The drama began late Saturday when Mrs. Arroyo announced arrest orders had been issued for 10 junior officers who had abandoned their posts and violated regulations by taking weapons. Those officers eluded military and police checkpoints, and hours later stormed the Glorietta commercial complex in the Makati financial district.

The rebellious troops, calling themselves the Magdalo Group, claimed they weren’t staging a coup but rather trying to draw attention to problems of corruption, favoritism and incompetence in the military and the government.

“We are not attempting to grab power,” said Navy Lt. Antonio Trillanes, one of the mutineers Mrs. Arroyo had ordered arrested the previous day. “We are just trying to express our grievances.”

In a videotape released shortly after their siege began, several renegade officers, dressed in camouflage uniforms with red arm bands, offered a list of grievances, including charges that some military officers were selling arms to Muslim separatists.

They also said the government had staged bombings in an effort to garner additional anti-terrorism aid from Washington. And they predicted that the government would stage a new round of bombings next month as a pretext for declaring martial law that would keep Mrs. Arroyo in power.

Defense Secretary Angelo Reyes yesterday offered to allow an independent commission to study the complaints. In a television interview, he acknowledged that some unscrupulous commanders in the southern Philippines might have sold arms to rebels.

The 300 rebels claimed to have the support of more than 2,000 other soldiers, but there was no groundswell of support for them.
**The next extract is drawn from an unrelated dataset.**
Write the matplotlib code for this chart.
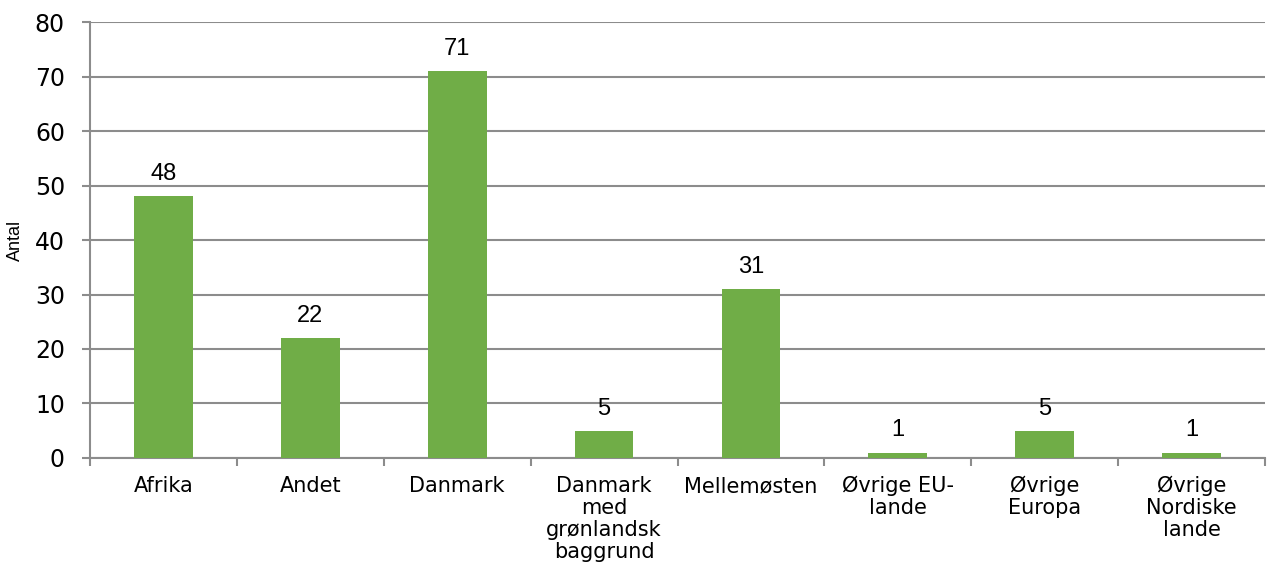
import matplotlib.pyplot as plt
import numpy as np

categories = ['Afrika', 'Andet', 'Danmark', 'Danmark\nmed\ngrønlandsk\nbaggrund',
              'Mellemøsten', 'Øvrige EU-\nlande', 'Øvrige\nEuropa', 'Øvrige\nNordiske\nlande']
values = [48, 22, 71, 5, 31, 1, 5, 1]
yticks = [0, 10, 20, 30, 40, 50, 60, 70, 80]

if __name__ == '__main__':
    fig = plt.figure(figsize=(12.74, 5.75), dpi=100)
    ax = fig.add_axes([0.0706, 0.2035, 0.9224, 0.7582])

    x = np.arange(len(categories))
    bars = ax.bar(x, values, width=0.4, color='#70AD47', zorder=3)

    ax.set_xlim(-0.5, len(categories) - 0.5)
    ax.set_ylim(0, 80)
    ax.set_yticks(yticks)
    ax.set_yticklabels([str(v) for v in yticks], fontsize=17, family='DejaVu Sans')
    ax.yaxis.grid(True, color='#8c8c8c', linewidth=1.5, zorder=0)

    ax.set_xticks(x)
    ax.set_xticklabels(categories, fontsize=15, family='DejaVu Sans', linespacing=1.12)
    ax.tick_params(axis='x', which='major', length=0, pad=13)
    ax.set_xticks(np.arange(len(categories) + 1) - 0.5, minor=True)
    ax.tick_params(axis='x', which='minor', length=6, width=1.5, color='#8c8c8c')
    ax.tick_params(axis='y', length=6, width=1.5, color='#8c8c8c', pad=12)

    for b, v in zip(bars, values):
        ax.annotate(str(v), (b.get_x() + b.get_width() / 2, v), xytext=(0, 8),
                    textcoords='offset points', ha='center', va='bottom',
                    fontsize=17, family='Liberation Sans')

    for side in ['top', 'right']:
        ax.spines[side].set_visible(False)
    for side in ['left', 'bottom']:
        ax.spines[side].set_color('#8c8c8c')
        ax.spines[side].set_linewidth(1.5)

    ax.set_ylabel('Antal', fontsize=13, family='Liberation Sans', labelpad=8)

    fig.savefig('out.png', dpi=100)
The Manila commercial complex under siege included a hotel and apartment building where many foreigners live. The ambassadors from Argentina and Australia were briefly locked inside the building before being escorted to safety along with other residents.

Interior Secretary Jose Lina suggested yesterday that the government was contemplating charges against Mr. Honasan for suspected involvement in the weekend mutiny.

The senator, an outspoken critic of Mrs. Arroyo, said he met once with members of the coup attempt group at their request but was unaware of their plans.

As an army colonel 14 years ago, he led a bloody coup against then-President Corazon Aquino who came to power after a popular revolt toppled longtime strongman Ferdinand Marcos in 1987.

This article is based in part on wire service reports.